With a warm sun, cool breeze, and more ravens than I could ever imagine, I was in heaven. So much so, that I jokingly asked Pedro to snap what we call a feelin' it photo— those cheesy shots of boho adventurers that are supposed to be inspirational and spontaneous but are totally staged. Recently we were scrolling through some photos on Instagram of very stylish travellers, each of whom had at least one shot of them posing with their arms outstretched, walking towards something exotic. I found it so phoney, so silly, but it had me thinking about the way we present ourselves and want to be seen to the world behind screens.
If you are a long-time reader, you surely have noticed the sharp decline in the frequency of my posting and sharing of sketches. I've spent a lot of time in the past year wondering why I keep this blog, and when I moved to Morocco I felt little desire to continue sharing my life online. I was having a difficult time adjusting to my new life, and really didn't have much to say about it. It's hard to pack up and leave somewhere you love, even if you feel that that place no longer exists. Turkey has changed so much under its current government, I scarcely recognise it.

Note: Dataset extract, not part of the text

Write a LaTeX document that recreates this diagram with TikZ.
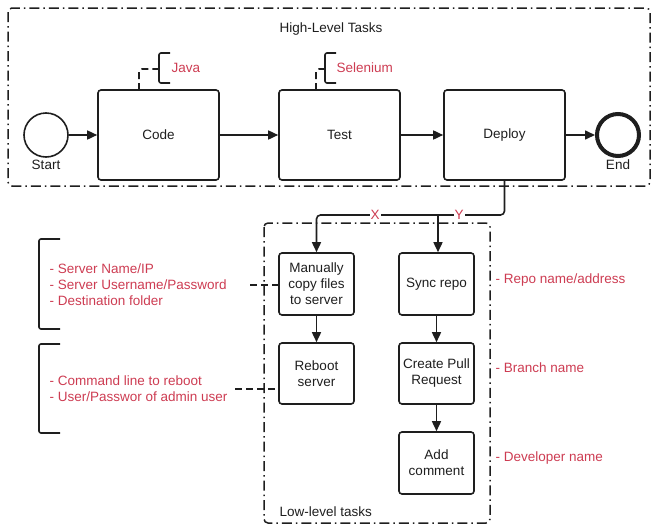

So while I was feeling lost at sea and to be honest, a bit heartbroken over leaving Istanbul, it felt odd posting pretty pictures; I couldn't pretend I was having a great time when I wasn't. That's not to say that I haven't been happy here in Rabat, but these past nine months have been a rollercoaster— and I've had motion sickness. The little trips Pedro and I have taken to Essaouira, Larache, Meknès, and now the Ifrane area, have done much to lift my spirits, and I feel I am on the mend. Truly, there is nothing like a bit of exploring to get the heart back on rhythm.
Although we took this photo in mockery, I actually kind of like it. The moment was light—the air smelled of cedar and earth, and we were laughing.